Bond rating agency Standard & Poor’s praised Gov. Brown’s plans to pay down debt by 2015 but still warned that California remains at a “crossroad.” California currently has the lowest S&P credit rating of any state. Such ratings directly impact what interest rates on bonds will be and how easy it is to sell them. The lower the rating, the higher the interest rate that bond issuers will pay.
California revenues are now expected to be $6.6 billion higher than previously predicted through July 2012. The non-partisan Legislative Analyst’s Office agrees with this upwards estimate. However, this is predicated upon the economic recovery continuing and that a double dip does not occur. I’d say the jury was still out on that. Let’s hope the recovery is real.

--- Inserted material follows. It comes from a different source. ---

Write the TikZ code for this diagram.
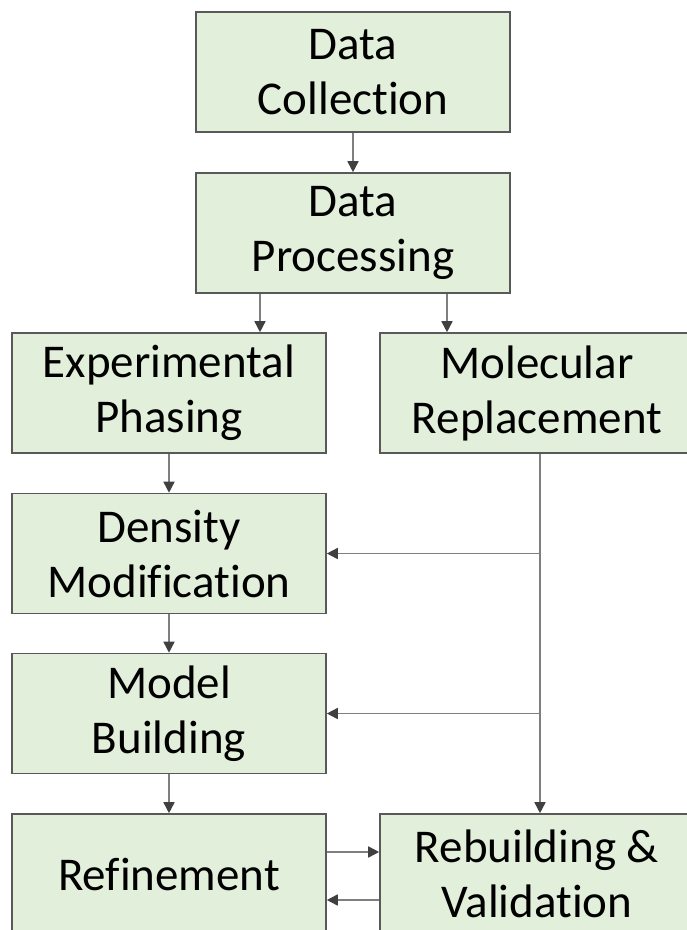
\documentclass[tikz,border=0pt]{standalone}
\usepackage{fontspec}
\setmainfont[RawFeature=-liga]{Carlito}
\usetikzlibrary{arrows.meta}
\definecolor{boxfill}{HTML}{E2EFDA}
\definecolor{boxline}{HTML}{595959}
\definecolor{conn}{HTML}{7F7F7F}
\definecolor{tipc}{HTML}{404040}
\begin{document}
\begin{tikzpicture}[x=1pt,y=-1pt,
  stage/.style={draw=boxline, line width=1.6pt, fill=boxfill, minimum width=314pt, minimum height=120pt, inner sep=0pt, align=center, font=\fontsize{47}{55}\selectfont, text=black},
  arr/.style={draw=conn, line width=1.6pt, -{Triangle[length=11pt,width=11pt,color=tipc,fill=tipc]}},
  ln/.style={draw=conn, line width=1.6pt}]
\useasboundingbox (0,0) rectangle (687,930);
\clip (0,0) rectangle (687,930);
\fill[white] (0,0) rectangle (687,930);
\node[stage] (DC) at (353,72) {Data\\Collection};
\node[stage] (DP) at (353,233) {Data\\Processing};
\node[stage] (EP) at (169,393) {Experimental\\Phasing};
\node[stage] (MR) at (537,393) {Molecular\\Replacement};
\node[stage] (DM) at (169,553.5) {Density\\Modification};
\node[stage] (MB) at (169,713.5) {Model\\Building};
\node[stage] (RF) at (169,874) {Refinement};
\node[stage] (RV) at (537,874) {Rebuilding \&\\Validation};
\coordinate (xa) at (260,0);
\coordinate (xb) at (447,0);
\coordinate (xm) at (540,0);
\coordinate (y1) at (0,852);
\coordinate (y2) at (0,900);
\draw[arr] (DC) -- (DP);
\draw[arr] (DP.south -| xa) -- (EP.north -| xa);
\draw[arr] (DP.south -| xb) -- (MR.north -| xb);
\draw[arr] (EP) -- (DM);
\draw[arr] (DM) -- (MB);
\draw[arr] (MB) -- (RF);
\draw[arr] (MR.south -| xm) -- (RV.north -| xm);
\draw[arr] (DM.east -| xm) -- (DM.east);
\draw[arr] (MB.east -| xm) -- (MB.east);
\draw[arr] (RF.east |- y1) -- (RV.west |- y1);
\draw[arr] (RV.west |- y2) -- (RF.east |- y2);
\end{tikzpicture}
\end{document}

This $6.6 billion reduces the deficit to $9.6 billion, still a huge amount. Brown wants the legislature to extend $9.1 billion of tax hikes then ask the voters to approve it later. Huh? What happens if voters reject the plan or if it doesn’t make the ballot at all? Well, the result would be even more budget-slashing and pain.
But as always, there are complications. State Treasurer Bill Lockyer says California won’t be able to issue short term notes for cash flow in July and August with that vote pending, unless spending cuts are already agreed to if voters reject the measure. This is probably because bondholders would be reluctant to buy the notes or they would demand a higher interest rate.
All of this is greatly complicating efforts by schools, agencies, and municipalities that rely on government funding to plan their budgets. Schools in particular have no clear idea of how much they will be receiving for the fiscal year that starts July 1. Yet, any statewide vote requires several months of preparation to set up, so such a vote can’t possibly happen until this fall.